■ DATASET EXTRACT:
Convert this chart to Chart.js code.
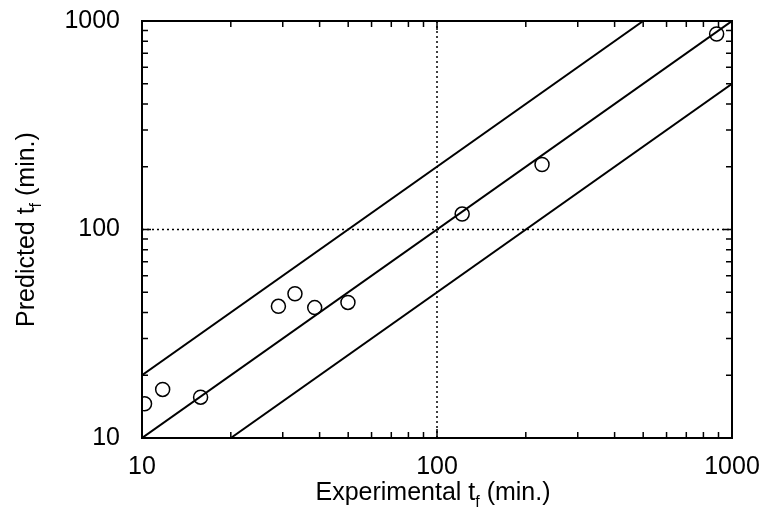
<!DOCTYPE html>
<html>
<head>
<meta charset="utf-8">
<script src="https://cdn.jsdelivr.net/npm/chart.js@4.4.0/dist/chart.umd.min.js"></script>
<style>
  html, body { margin: 0; padding: 0; background: #fff; }
  #wrap { width: 769px; height: 519px; }
</style>
</head>
<body>
<div id="wrap"><canvas id="grafico" width="769" height="519"></canvas></div>
<script>
// experimental vs predicted tf (min.)
var expTf  = [10.2, 11.75, 15.8, 29.0, 33.0, 38.5, 49.9, 121.7, 227, 887];
var predTf = [14.6, 17.1, 15.7, 42.8, 49.2, 42.2, 44.7, 118.6, 205, 866];

// y = x, y = 2x, y = x/2
var equalX = [10, 1000],  equalY = [10, 1000];
var upperX = [10, 500],   upperY = [20, 1000];
var lowerX = [20, 1000],  lowerY = [10, 500];

// dotted reference lines at 100
var vRefX = [100, 100],   vRefY = [10, 1000];
var hRefX = [10, 1000],   hRefY = [100, 100];

var tickLabels = [10, 100, 1000];
var minorTicks = [10, 20, 30, 40, 50, 60, 70, 80, 90, 100, 200, 300, 400, 500, 600, 700, 800, 900, 1000];

function pares(xs, ys) {
    return xs.map(function (x, i) { return { x: x, y: ys[i] }; });
}

var FONT = "'Liberation Sans', Arial, Helvetica, sans-serif";

// frame, inward ticks and titles with subscript
var marcoPlugin = {
    id: 'marco',
    afterDraw: function (chart) {
        var ctx = chart.ctx, a = chart.chartArea;
        var sx = chart.scales.x, sy = chart.scales.y;
        ctx.save();
        ctx.strokeStyle = '#000';
        ctx.lineWidth = 1.5;
        minorTicks.forEach(function (v) {
            var len = tickLabels.indexOf(v) >= 0 ? 9 : 6;
            var px = sx.getPixelForValue(v);
            var py = sy.getPixelForValue(v);
            ctx.beginPath();
            ctx.moveTo(px, a.bottom); ctx.lineTo(px, a.bottom - len);
            ctx.moveTo(px, a.top); ctx.lineTo(px, a.top + len);
            ctx.moveTo(a.left, py); ctx.lineTo(a.left + len, py);
            ctx.moveTo(a.right, py); ctx.lineTo(a.right - len, py);
            ctx.stroke();
        });
        ctx.lineWidth = 2;
        ctx.strokeRect(a.left, a.top, a.right - a.left, a.bottom - a.top);

        ctx.fillStyle = '#000';
        ctx.textBaseline = 'alphabetic';
        function titulo(pre, post) {
            ctx.font = '25px ' + FONT;
            var w1 = ctx.measureText(pre).width;
            var w3 = ctx.measureText(post).width;
            ctx.font = '16px ' + FONT;
            var w2 = ctx.measureText('f').width;
            var x0 = -(w1 + w2 + w3) / 2;
            ctx.font = '25px ' + FONT;
            ctx.textAlign = 'left';
            ctx.fillText(pre, x0, 0);
            ctx.font = '16px ' + FONT;
            ctx.fillText('f', x0 + w1, 7);
            ctx.font = '25px ' + FONT;
            ctx.fillText(post, x0 + w1 + w2, 0);
        }
        ctx.save();
        ctx.translate((a.left + a.right) / 2 - 4, 500);
        titulo('Experimental t', ' (min.)');
        ctx.restore();
        ctx.save();
        ctx.translate(34, (a.top + a.bottom) / 2);
        ctx.rotate(-Math.PI / 2);
        titulo('Predicted t', ' (min.)');
        ctx.restore();
        ctx.restore();
    }
};

var lineaBase = { type: 'line', borderColor: '#000', borderWidth: 2, pointRadius: 0, fill: false, tension: 0 };

var Datos = {
    datasets: [
        Object.assign({}, lineaBase, { label: 'vref', data: pares(vRefX, vRefY), borderWidth: 1.5, borderDash: [2, 3] }),
        Object.assign({}, lineaBase, { label: 'href', data: pares(hRefX, hRefY), borderWidth: 1.5, borderDash: [2, 3] }),
        Object.assign({}, lineaBase, { label: 'y=2x', data: pares(upperX, upperY) }),
        Object.assign({}, lineaBase, { label: 'y=x', data: pares(equalX, equalY) }),
        Object.assign({}, lineaBase, { label: 'y=x/2', data: pares(lowerX, lowerY) }),
        {
            type: 'scatter',
            label: 'datos',
            data: pares(expTf, predTf),
            pointStyle: 'circle',
            pointRadius: 7,
            borderWidth: 1.5,
            borderColor: '#000',
            backgroundColor: 'rgba(0,0,0,0)'
        }
    ]
};

var etiqueta = function (v) { return tickLabels.indexOf(v) >= 0 ? String(v) : ''; };

var contexto = document.getElementById('grafico').getContext('2d');
var myChart = new Chart(contexto, {
    type: 'scatter',
    data: Datos,
    plugins: [marcoPlugin],
    options: {
        responsive: false,
        animation: false,
        layout: { padding: { left: 0, top: 21, right: 37, bottom: 0 } },
        plugins: { legend: { display: false }, tooltip: { enabled: false } },
        scales: {
            x: {
                type: 'logarithmic', min: 10, max: 1000,
                grid: { display: false }, border: { display: false },
                ticks: { autoSkip: false, maxRotation: 0, padding: 6, color: '#000',
                         font: { family: FONT, size: 25 }, callback: etiqueta },
                afterFit: function (s) { s.height = 81; s.paddingLeft = 0; s.paddingRight = 0; }
            },
            y: {
                type: 'logarithmic', min: 10, max: 1000,
                grid: { display: false }, border: { display: false },
                ticks: { autoSkip: false, padding: 14, color: '#000',
                         font: { family: FONT, size: 25 }, callback: etiqueta },
                afterFit: function (s) { s.width = 142; s.paddingTop = 0; s.paddingBottom = 0; }
            }
        }
    }
});
</script>
</body>
</html>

■ WHAT TO PRODUCE:
Go from the first line of the data above to the line containing "hRefY = [100, 100];" and retype exactly those lines, both included, but none of the pictures.

■ SOLUTION FOR THIS TASK:
Convert this chart to Chart.js code.
<!DOCTYPE html>
<html>
<head>
<meta charset="utf-8">
<script src="https://cdn.jsdelivr.net/npm/chart.js@4.4.0/dist/chart.umd.min.js"></script>
<style>
  html, body { margin: 0; padding: 0; background: #fff; }
  #wrap { width: 769px; height: 519px; }
</style>
</head>
<body>
<div id="wrap"><canvas id="grafico" width="769" height="519"></canvas></div>
<script>
// experimental vs predicted tf (min.)
var expTf  = [10.2, 11.75, 15.8, 29.0, 33.0, 38.5, 49.9, 121.7, 227, 887];
var predTf = [14.6, 17.1, 15.7, 42.8, 49.2, 42.2, 44.7, 118.6, 205, 866];

// y = x, y = 2x, y = x/2
var equalX = [10, 1000],  equalY = [10, 1000];
var upperX = [10, 500],   upperY = [20, 1000];
var lowerX = [20, 1000],  lowerY = [10, 500];

// dotted reference lines at 100
var vRefX = [100, 100],   vRefY = [10, 1000];
var hRefX = [10, 1000],   hRefY = [100, 100];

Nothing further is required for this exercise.